Les films de Bruno Podalydès sont finement écrits et mis en scène. Tous les personnages y sont attachants (aucun est négatif), déclenchant au fil des situations des quiproquos burlesques. On ne rit pas à gorges déployées durant la projection d’une de ses œuvres mais, en sortant de la salle obscure, nous sommes souriants. Cela fait le plus grand bien en ces temps difficiles. Nous sommes loin des comédies françaises lourdingues aux scénarios indigents, très connotés. 
Chez ce créateur (scénario, filmage) nous sommes entre le dramaturge Georges Feydeau (1862/1921) pour les intrigues tarabiscotées, et Sacha Guitry (1885/1957) pour les références théâtrales. Les longs métrages de Bruno Podalydès ont la légèreté et l’élégance éphémère d’une bulle de savon. Sa troupe a l’évidence s’amuse lors du tournage et nous nous amusons à la projection ce qui, dans la production cinématographique hexagonale, est loin d’être la règle. Tournage hilarant, film consternant. Les interprètes s’amusent … sans nous.

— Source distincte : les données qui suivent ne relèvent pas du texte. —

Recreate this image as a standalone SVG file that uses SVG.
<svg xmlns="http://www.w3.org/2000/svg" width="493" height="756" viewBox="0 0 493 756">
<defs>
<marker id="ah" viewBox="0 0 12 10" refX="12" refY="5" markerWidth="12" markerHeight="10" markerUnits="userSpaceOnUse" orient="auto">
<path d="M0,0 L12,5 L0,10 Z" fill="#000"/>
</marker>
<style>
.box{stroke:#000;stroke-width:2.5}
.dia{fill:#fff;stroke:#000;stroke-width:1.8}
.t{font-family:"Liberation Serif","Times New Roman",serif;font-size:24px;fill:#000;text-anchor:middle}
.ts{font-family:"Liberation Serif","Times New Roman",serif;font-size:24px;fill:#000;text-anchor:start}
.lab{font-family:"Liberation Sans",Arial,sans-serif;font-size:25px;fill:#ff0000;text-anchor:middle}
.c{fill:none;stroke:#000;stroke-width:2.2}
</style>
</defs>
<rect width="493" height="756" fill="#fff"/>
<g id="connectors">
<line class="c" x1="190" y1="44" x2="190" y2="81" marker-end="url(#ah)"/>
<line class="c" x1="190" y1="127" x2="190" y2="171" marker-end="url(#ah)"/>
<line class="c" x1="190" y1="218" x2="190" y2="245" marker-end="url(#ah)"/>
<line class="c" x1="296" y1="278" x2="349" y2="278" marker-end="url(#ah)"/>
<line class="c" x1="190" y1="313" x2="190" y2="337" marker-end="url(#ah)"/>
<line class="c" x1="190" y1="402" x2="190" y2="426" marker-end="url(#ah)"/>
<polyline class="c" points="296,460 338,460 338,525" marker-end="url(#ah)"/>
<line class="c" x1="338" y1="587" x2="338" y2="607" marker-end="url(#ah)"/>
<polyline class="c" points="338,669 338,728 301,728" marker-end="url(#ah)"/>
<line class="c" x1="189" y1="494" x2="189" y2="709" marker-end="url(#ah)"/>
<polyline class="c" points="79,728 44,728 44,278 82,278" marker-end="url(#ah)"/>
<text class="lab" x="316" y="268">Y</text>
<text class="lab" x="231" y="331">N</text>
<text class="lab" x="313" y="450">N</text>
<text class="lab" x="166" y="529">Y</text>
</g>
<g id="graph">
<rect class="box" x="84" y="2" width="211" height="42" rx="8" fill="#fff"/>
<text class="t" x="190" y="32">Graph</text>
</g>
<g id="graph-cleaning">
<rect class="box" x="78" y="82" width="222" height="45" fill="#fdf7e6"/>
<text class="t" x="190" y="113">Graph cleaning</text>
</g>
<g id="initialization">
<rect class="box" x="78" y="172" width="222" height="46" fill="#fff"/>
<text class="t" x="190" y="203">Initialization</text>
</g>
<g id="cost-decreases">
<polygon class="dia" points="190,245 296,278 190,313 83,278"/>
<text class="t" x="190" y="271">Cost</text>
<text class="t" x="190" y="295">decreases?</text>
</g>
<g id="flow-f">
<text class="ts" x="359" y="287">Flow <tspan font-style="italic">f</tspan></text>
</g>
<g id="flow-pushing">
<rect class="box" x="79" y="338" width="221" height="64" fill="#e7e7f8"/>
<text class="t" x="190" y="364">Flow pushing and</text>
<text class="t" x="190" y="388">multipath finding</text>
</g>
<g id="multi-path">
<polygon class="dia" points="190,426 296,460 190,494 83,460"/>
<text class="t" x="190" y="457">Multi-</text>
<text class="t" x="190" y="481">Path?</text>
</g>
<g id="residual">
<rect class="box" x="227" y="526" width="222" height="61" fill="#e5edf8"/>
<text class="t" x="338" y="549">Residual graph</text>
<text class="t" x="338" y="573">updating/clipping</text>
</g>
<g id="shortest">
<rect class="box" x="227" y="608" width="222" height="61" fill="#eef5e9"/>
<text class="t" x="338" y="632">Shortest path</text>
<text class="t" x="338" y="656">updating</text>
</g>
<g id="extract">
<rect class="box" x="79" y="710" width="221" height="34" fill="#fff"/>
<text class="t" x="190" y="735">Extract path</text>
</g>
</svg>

La Petite Vadrouille a été fabriqué en image large (format 2.1) accentuant ainsi le contraste entre l’étroitesse du canal et la campagne environnante le tout avec lenteur (5 nœuds !) soulignant un sentiment in fine de plénitude. « Voyager, c’est pas quitter » dit Michel (Bruno Podalydès dans Comme un avion).